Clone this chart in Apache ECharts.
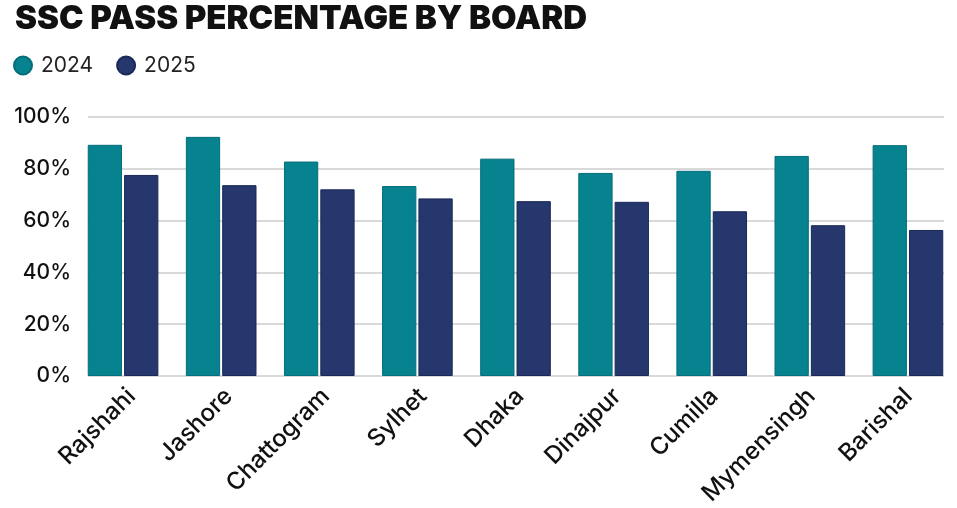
<!DOCTYPE html>
<html>
<head>
<meta charset="utf-8">
<script src="https://cdn.jsdelivr.net/npm/echarts@6/dist/echarts.min.js"></script>
<style>
html,body{margin:0;padding:0;background:#fff;}
#c{width:957px;height:508px;}
</style>
</head>
<body>
<div id="c"></div>
<script>
const categories = ['Rajshahi','Jashore','Chattogram','Sylhet','Dhaka','Dinajpur','Cumilla','Mymensingh','Barishal'];
const values2024 = [89.26, 92.33, 82.80, 73.35, 83.92, 78.40, 79.23, 84.97, 89.13];
const values2025 = [77.63, 73.69, 72.07, 68.57, 67.51, 67.25, 63.60, 58.22, 56.38];
const yTicks = [0, 20, 40, 60, 80, 100];

const FONT = 'Inter';
const chart = echarts.init(document.getElementById('c'));
chart.setOption({
  backgroundColor: '#fff',
  animation: false,
  title: {
    text: 'SSC PASS PERCENTAGE BY BOARD',
    left: 10, top: -2,
    textStyle: { fontFamily: FONT, fontSize: 33, fontWeight: 900, color: '#111' }
  },
  legend: {
    left: 8, top: 50,
    icon: 'circle', itemWidth: 18, itemHeight: 18, itemGap: 23,
    textStyle: { fontFamily: FONT, fontSize: 21, color: '#222', padding: [0, 0, 0, 4] },
    data: ['2024', '2025']
  },
  grid: [
    { left: 74, right: 0, top: 117, bottom: 132, containLabel: false },
    { left: 88, right: 13, top: 117, bottom: 132, containLabel: false },
    { left: 83, right: -9, top: 117, bottom: 132, containLabel: false }
  ],
  xAxis: [
    {
      type: 'category', gridIndex: 0, data: categories,
      axisLine: { show: false }, axisTick: { show: false }, axisLabel: { show: false }
    },
    {
      type: 'value', gridIndex: 1, min: 0, max: 1, show: false
    },
    {
      type: 'category', gridIndex: 2, data: categories,
      axisLine: { show: false }, axisTick: { show: false },
      axisLabel: { rotate: 45, interval: 0, margin: 18, fontFamily: FONT, fontSize: 24, fontWeight: 500, color: '#111' }
    }
  ],
  yAxis: [
    { type: 'value', gridIndex: 0, min: 0, max: 100, interval: 20, show: false },
    {
      type: 'value', gridIndex: 1, min: yTicks[0], max: yTicks[yTicks.length-1], interval: 20,
      axisLine: { show: false }, axisTick: { show: false },
      splitLine: { show: true, lineStyle: { color: '#d9d9d9', width: 2 } },
      axisLabel: { margin: 17, fontFamily: FONT, fontSize: 21, fontWeight: 500, color: '#111', formatter: v => v + '%' }
    },
    { type: 'value', gridIndex: 2, min: 0, max: 100, show: false }
  ],
  series: [
    {
      name: '2024', type: 'bar', xAxisIndex: 0, yAxisIndex: 0, data: values2024,
      barCategoryGap: '28%', barGap: '6%',
      itemStyle: { color: '#07828f', borderColor: '#046e7a', borderWidth: 1 }, z: 3
    },
    {
      name: '2025', type: 'bar', xAxisIndex: 0, yAxisIndex: 0, data: values2025,
      itemStyle: { color: '#25376c', borderColor: '#1a2858', borderWidth: 1 }, z: 3
    }
  ]
});
</script>
</body>
</html>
• • • • •
**GIVEN PROBLEM:**
Quote the data above in full and without alteration; skip the pictures.

**TASK OUTPUT:**
Clone this chart in Apache ECharts.
<!DOCTYPE html>
<html>
<head>
<meta charset="utf-8">
<script src="https://cdn.jsdelivr.net/npm/echarts@6/dist/echarts.min.js"></script>
<style>
html,body{margin:0;padding:0;background:#fff;}
#c{width:957px;height:508px;}
</style>
</head>
<body>
<div id="c"></div>
<script>
const categories = ['Rajshahi','Jashore','Chattogram','Sylhet','Dhaka','Dinajpur','Cumilla','Mymensingh','Barishal'];
const values2024 = [89.26, 92.33, 82.80, 73.35, 83.92, 78.40, 79.23, 84.97, 89.13];
const values2025 = [77.63, 73.69, 72.07, 68.57, 67.51, 67.25, 63.60, 58.22, 56.38];
const yTicks = [0, 20, 40, 60, 80, 100];

const FONT = 'Inter';
const chart = echarts.init(document.getElementById('c'));
chart.setOption({
  backgroundColor: '#fff',
  animation: false,
  title: {
    text: 'SSC PASS PERCENTAGE BY BOARD',
    left: 10, top: -2,
    textStyle: { fontFamily: FONT, fontSize: 33, fontWeight: 900, color: '#111' }
  },
  legend: {
    left: 8, top: 50,
    icon: 'circle', itemWidth: 18, itemHeight: 18, itemGap: 23,
    textStyle: { fontFamily: FONT, fontSize: 21, color: '#222', padding: [0, 0, 0, 4] },
    data: ['2024', '2025']
  },
  grid: [
    { left: 74, right: 0, top: 117, bottom: 132, containLabel: false },
    { left: 88, right: 13, top: 117, bottom: 132, containLabel: false },
    { left: 83, right: -9, top: 117, bottom: 132, containLabel: false }
  ],
  xAxis: [
    {
      type: 'category', gridIndex: 0, data: categories,
      axisLine: { show: false }, axisTick: { show: false }, axisLabel: { show: false }
    },
    {
      type: 'value', gridIndex: 1, min: 0, max: 1, show: false
    },
    {
      type: 'category', gridIndex: 2, data: categories,
      axisLine: { show: false }, axisTick: { show: false },
      axisLabel: { rotate: 45, interval: 0, margin: 18, fontFamily: FONT, fontSize: 24, fontWeight: 500, color: '#111' }
    }
  ],
  yAxis: [
    { type: 'value', gridIndex: 0, min: 0, max: 100, interval: 20, show: false },
    {
      type: 'value', gridIndex: 1, min: yTicks[0], max: yTicks[yTicks.length-1], interval: 20,
      axisLine: { show: false }, axisTick: { show: false },
      splitLine: { show: true, lineStyle: { color: '#d9d9d9', width: 2 } },
      axisLabel: { margin: 17, fontFamily: FONT, fontSize: 21, fontWeight: 500, color: '#111', formatter: v => v + '%' }
    },
    { type: 'value', gridIndex: 2, min: 0, max: 100, show: false }
  ],
  series: [
    {
      name: '2024', type: 'bar', xAxisIndex: 0, yAxisIndex: 0, data: values2024,
      barCategoryGap: '28%', barGap: '6%',
      itemStyle: { color: '#07828f', borderColor: '#046e7a', borderWidth: 1 }, z: 3
    },
    {
      name: '2025', type: 'bar', xAxisIndex: 0, yAxisIndex: 0, data: values2025,
      itemStyle: { color: '#25376c', borderColor: '#1a2858', borderWidth: 1 }, z: 3
    }
  ]
});
</script>
</body>
</html>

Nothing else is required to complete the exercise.